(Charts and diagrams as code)
■ ■ ■ ■ ■ ■ ■

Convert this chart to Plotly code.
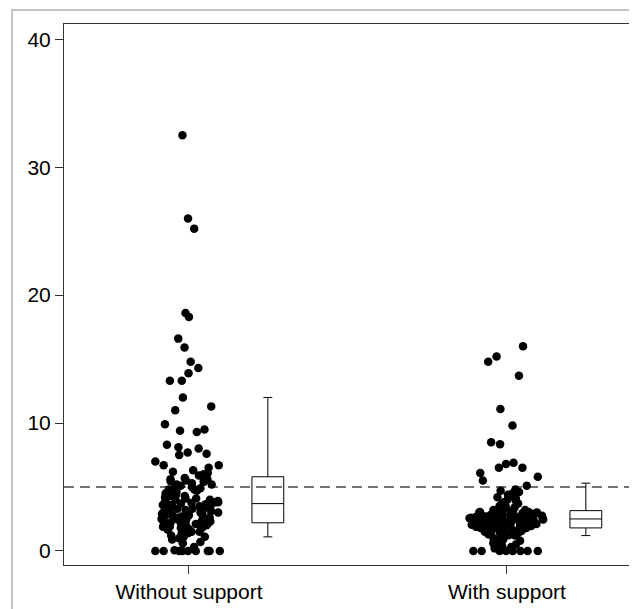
import plotly.graph_objects as go

# ---------------- data ----------------
categories = ["Without support", "With support"]

without_support = [
    32.5, 26.0, 25.2, 18.6, 18.3, 16.6, 15.9, 14.8, 14.3, 13.9, 13.3, 13.3,
    12.0, 11.3, 11.0, 9.9, 9.5, 9.4, 9.3, 8.3, 8.1, 8.0, 7.7, 7.6, 7.5, 7.0,
    6.7, 6.7, 6.5, 6.3, 6.2, 6.1, 6.0, 5.9,
    5.7, 5.6, 5.6, 5.5, 5.45, 5.4, 5.3, 5.2, 5.2, 5.1, 5.0, 5.0, 4.9, 4.8,
    4.8, 4.7, 4.6, 4.5, 4.5, 4.4, 4.3, 4.3, 4.2, 4.1, 4.1, 4.0, 4.0, 3.9,
    3.9, 3.8, 3.8, 3.8, 3.75, 3.7,
    3.65, 3.6, 3.6, 3.5, 3.5, 3.4, 3.4, 3.3, 3.3, 3.2, 3.2, 3.1, 3.1, 3.0,
    3.0, 2.9, 2.9, 2.8, 2.8, 2.8, 2.7, 2.7, 2.6, 2.6, 2.5, 2.5, 2.5, 2.4,
    2.4, 2.3, 2.3, 2.3, 2.2, 2.2,
    2.1, 2.1, 2.0, 2.0, 1.9, 1.9, 1.9, 1.8, 1.8, 1.7, 1.65, 1.6, 1.5, 1.5,
    1.4, 1.3, 1.2, 1.1, 1.1, 1.0, 0.9, 0.7, 0.6, 0.3, 0.05,
    0, 0, 0, 0, 0, 0, 0, 0, 0,
]

with_support = [
    16.0, 15.2, 14.8, 13.7, 11.1, 9.8, 8.5, 8.35, 6.9, 6.8, 6.5, 6.5, 6.1,
    5.8, 5.5, 5.1, 4.8, 4.7, 4.6, 4.5, 4.4, 4.3, 4.25, 4.2, 4.1, 4.0, 3.9,
    3.8, 3.7, 3.6, 3.5, 3.5, 3.4, 3.3, 3.3, 3.2, 3.2,
    3.1, 3.1, 3.05, 3.05, 3.0, 3.0, 3.0, 2.95, 2.95, 2.9, 2.9, 2.9, 2.85,
    2.85, 2.8, 2.8, 2.8, 2.75, 2.75, 2.7, 2.7, 2.7, 2.7, 2.65, 2.65, 2.6,
    2.6, 2.6, 2.6, 2.6, 2.55, 2.55, 2.5, 2.5, 2.5, 2.5, 2.5,
    2.45, 2.45, 2.4, 2.4, 2.4, 2.35, 2.35, 2.3, 2.3, 2.3, 2.3, 2.25, 2.25,
    2.2, 2.2, 2.2, 2.15, 2.15, 2.1, 2.1, 2.1, 2.05, 2.05, 2.0, 2.0, 2.0,
    2.0, 1.95, 1.95, 1.9, 1.9, 1.9, 1.85, 1.85, 1.8, 1.8, 1.8,
    1.75, 1.7, 1.7, 1.65, 1.6, 1.6, 1.55, 1.5, 1.5, 1.45, 1.4, 1.4, 1.35,
    1.3, 1.3, 1.25, 1.2, 1.2, 1.1, 1.0, 0.9, 0.8, 0.7, 0.6, 0.5, 0.4, 0.3,
    0.2, 0.1, 0, 0, 0, 0, 0, 0, 0, 0,
]

box_q1 = [2.2, 1.8]
box_median = [3.7, 2.5]
box_q3 = [5.8, 3.15]
box_lower = [1.1, 1.2]
box_upper = [12.0, 5.3]

reference_level = 5
y_ticks = [0, 10, 20, 30, 40]

# ---------------- styling constants ----------------
FONT = "Liberation Sans, Arial, Helvetica, sans-serif"
BOX_OFFSET = 0.248      # summary box drawn to the right of each strip
STRIP_WIDTH = 0.25      # jitter band width (data units)
BOX_WIDTH = 0.1
TAIL_SPLIT = [6.4, 5.0]  # sparse upper tail jittered as its own band

fig = go.Figure()


def strip(i, vals):
    fig.add_trace(go.Box(
        x=[i] * len(vals),
        y=vals,
        boxpoints="all",
        jitter=1,
        pointpos=0,
        width=STRIP_WIDTH,
        fillcolor="rgba(0,0,0,0)",
        line=dict(width=0, color="rgba(0,0,0,0)"),
        marker=dict(color="black", size=8.5, line=dict(width=0)),
        hoveron="points",
        showlegend=False,
        name=categories[i],
    ))


series = [without_support, with_support]
for i, vals in enumerate(series):
    core = [v for v in vals if v <= TAIL_SPLIT[i]]
    tail = [v for v in vals if v > TAIL_SPLIT[i]]
    strip(i, core)
    strip(i, tail)

fig.add_trace(go.Box(
    x=[i + BOX_OFFSET for i in range(len(categories))],
    q1=box_q1,
    median=box_median,
    q3=box_q3,
    lowerfence=box_lower,
    upperfence=box_upper,
    width=BOX_WIDTH,
    whiskerwidth=0.28,
    boxpoints=False,
    fillcolor="rgba(0,0,0,0)",
    line=dict(color="black", width=1),
    showlegend=False,
    name="summary",
))

# dashed reference line
fig.add_shape(type="line", xref="paper", x0=0, x1=1, yref="y",
              y0=reference_level, y1=reference_level,
              line=dict(color="#444", width=1.6, dash="10px,6px"), layer="below")

# light outer frame
fig.add_shape(type="rect", xref="paper", yref="paper",
              x0=-0.0917, x1=1.0088, y0=-0.12, y1=1.0259,
              line=dict(color="#b0b0b0", width=1.5), layer="below")

fig.update_layout(
    width=629, height=601,
    margin=dict(l=56, r=6, t=16, b=44),
    paper_bgcolor="white",
    plot_bgcolor="white",
    font=dict(family=FONT, size=21, color="black"),
    boxmode="overlay",
    showlegend=False,
)

fig.update_xaxes(
    range=[-0.393, 1.39],
    tickmode="array",
    tickvals=list(range(len(categories))),
    ticktext=categories,
    ticks="outside", ticklen=8, tickcolor="#333", tickwidth=1,
    showline=True, linecolor="#333", linewidth=1, mirror=True,
    showgrid=False, zeroline=False,
    tickfont=dict(size=21),
)
fig.update_yaxes(
    range=[-1.1, 41.2],
    tickmode="array",
    tickvals=y_ticks,
    ticks="outside", ticklen=8, tickcolor="#333", tickwidth=1,
    showline=True, linecolor="#333", linewidth=1, mirror=True,
    showgrid=False, zeroline=False,
    tickfont=dict(size=21),
)

fig.write_html("out.html")
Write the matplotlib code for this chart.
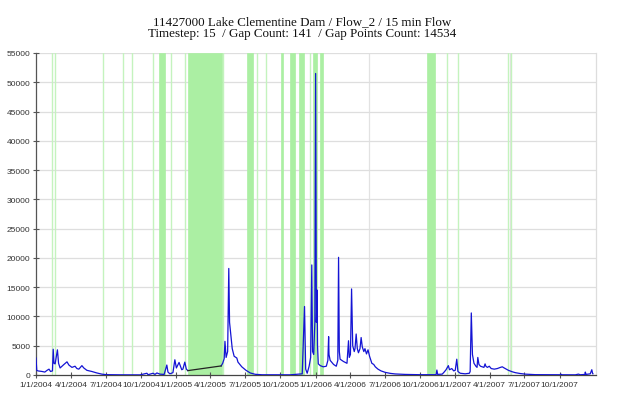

■ ■ ■ ■ ■ ■ ■

● Set problem
Leave out the pictures, and give all the records again exactly.

● Right answer
Convert this chart to Plotly code.
import plotly.graph_objects as go

# ---------------- data ----------------
categories = ["Without support", "With support"]

without_support = [
    32.5, 26.0, 25.2, 18.6, 18.3, 16.6, 15.9, 14.8, 14.3, 13.9, 13.3, 13.3,
    12.0, 11.3, 11.0, 9.9, 9.5, 9.4, 9.3, 8.3, 8.1, 8.0, 7.7, 7.6, 7.5, 7.0,
    6.7, 6.7, 6.5, 6.3, 6.2, 6.1, 6.0, 5.9,
    5.7, 5.6, 5.6, 5.5, 5.45, 5.4, 5.3, 5.2, 5.2, 5.1, 5.0, 5.0, 4.9, 4.8,
    4.8, 4.7, 4.6, 4.5, 4.5, 4.4, 4.3, 4.3, 4.2, 4.1, 4.1, 4.0, 4.0, 3.9,
    3.9, 3.8, 3.8, 3.8, 3.75, 3.7,
    3.65, 3.6, 3.6, 3.5, 3.5, 3.4, 3.4, 3.3, 3.3, 3.2, 3.2, 3.1, 3.1, 3.0,
    3.0, 2.9, 2.9, 2.8, 2.8, 2.8, 2.7, 2.7, 2.6, 2.6, 2.5, 2.5, 2.5, 2.4,
    2.4, 2.3, 2.3, 2.3, 2.2, 2.2,
    2.1, 2.1, 2.0, 2.0, 1.9, 1.9, 1.9, 1.8, 1.8, 1.7, 1.65, 1.6, 1.5, 1.5,
    1.4, 1.3, 1.2, 1.1, 1.1, 1.0, 0.9, 0.7, 0.6, 0.3, 0.05,
    0, 0, 0, 0, 0, 0, 0, 0, 0,
]

with_support = [
    16.0, 15.2, 14.8, 13.7, 11.1, 9.8, 8.5, 8.35, 6.9, 6.8, 6.5, 6.5, 6.1,
    5.8, 5.5, 5.1, 4.8, 4.7, 4.6, 4.5, 4.4, 4.3, 4.25, 4.2, 4.1, 4.0, 3.9,
    3.8, 3.7, 3.6, 3.5, 3.5, 3.4, 3.3, 3.3, 3.2, 3.2,
    3.1, 3.1, 3.05, 3.05, 3.0, 3.0, 3.0, 2.95, 2.95, 2.9, 2.9, 2.9, 2.85,
    2.85, 2.8, 2.8, 2.8, 2.75, 2.75, 2.7, 2.7, 2.7, 2.7, 2.65, 2.65, 2.6,
    2.6, 2.6, 2.6, 2.6, 2.55, 2.55, 2.5, 2.5, 2.5, 2.5, 2.5,
    2.45, 2.45, 2.4, 2.4, 2.4, 2.35, 2.35, 2.3, 2.3, 2.3, 2.3, 2.25, 2.25,
    2.2, 2.2, 2.2, 2.15, 2.15, 2.1, 2.1, 2.1, 2.05, 2.05, 2.0, 2.0, 2.0,
    2.0, 1.95, 1.95, 1.9, 1.9, 1.9, 1.85, 1.85, 1.8, 1.8, 1.8,
    1.75, 1.7, 1.7, 1.65, 1.6, 1.6, 1.55, 1.5, 1.5, 1.45, 1.4, 1.4, 1.35,
    1.3, 1.3, 1.25, 1.2, 1.2, 1.1, 1.0, 0.9, 0.8, 0.7, 0.6, 0.5, 0.4, 0.3,
    0.2, 0.1, 0, 0, 0, 0, 0, 0, 0, 0,
]

box_q1 = [2.2, 1.8]
box_median = [3.7, 2.5]
box_q3 = [5.8, 3.15]
box_lower = [1.1, 1.2]
box_upper = [12.0, 5.3]

reference_level = 5
y_ticks = [0, 10, 20, 30, 40]

# ---------------- styling constants ----------------
FONT = "Liberation Sans, Arial, Helvetica, sans-serif"
BOX_OFFSET = 0.248      # summary box drawn to the right of each strip
STRIP_WIDTH = 0.25      # jitter band width (data units)
BOX_WIDTH = 0.1
TAIL_SPLIT = [6.4, 5.0]  # sparse upper tail jittered as its own band

fig = go.Figure()


def strip(i, vals):
    fig.add_trace(go.Box(
        x=[i] * len(vals),
        y=vals,
        boxpoints="all",
        jitter=1,
        pointpos=0,
        width=STRIP_WIDTH,
        fillcolor="rgba(0,0,0,0)",
        line=dict(width=0, color="rgba(0,0,0,0)"),
        marker=dict(color="black", size=8.5, line=dict(width=0)),
        hoveron="points",
        showlegend=False,
        name=categories[i],
    ))


series = [without_support, with_support]
for i, vals in enumerate(series):
    core = [v for v in vals if v <= TAIL_SPLIT[i]]
    tail = [v for v in vals if v > TAIL_SPLIT[i]]
    strip(i, core)
    strip(i, tail)

fig.add_trace(go.Box(
    x=[i + BOX_OFFSET for i in range(len(categories))],
    q1=box_q1,
    median=box_median,
    q3=box_q3,
    lowerfence=box_lower,
    upperfence=box_upper,
    width=BOX_WIDTH,
    whiskerwidth=0.28,
    boxpoints=False,
    fillcolor="rgba(0,0,0,0)",
    line=dict(color="black", width=1),
    showlegend=False,
    name="summary",
))

# dashed reference line
fig.add_shape(type="line", xref="paper", x0=0, x1=1, yref="y",
              y0=reference_level, y1=reference_level,
              line=dict(color="#444", width=1.6, dash="10px,6px"), layer="below")

# light outer frame
fig.add_shape(type="rect", xref="paper", yref="paper",
              x0=-0.0917, x1=1.0088, y0=-0.12, y1=1.0259,
              line=dict(color="#b0b0b0", width=1.5), layer="below")

fig.update_layout(
    width=629, height=601,
    margin=dict(l=56, r=6, t=16, b=44),
    paper_bgcolor="white",
    plot_bgcolor="white",
    font=dict(family=FONT, size=21, color="black"),
    boxmode="overlay",
    showlegend=False,
)

fig.update_xaxes(
    range=[-0.393, 1.39],
    tickmode="array",
    tickvals=list(range(len(categories))),
    ticktext=categories,
    ticks="outside", ticklen=8, tickcolor="#333", tickwidth=1,
    showline=True, linecolor="#333", linewidth=1, mirror=True,
    showgrid=False, zeroline=False,
    tickfont=dict(size=21),
)
fig.update_yaxes(
    range=[-1.1, 41.2],
    tickmode="array",
    tickvals=y_ticks,
    ticks="outside", ticklen=8, tickcolor="#333", tickwidth=1,
    showline=True, linecolor="#333", linewidth=1, mirror=True,
    showgrid=False, zeroline=False,
    tickfont=dict(size=21),
)

fig.write_html("out.html")
Write the matplotlib code for this chart.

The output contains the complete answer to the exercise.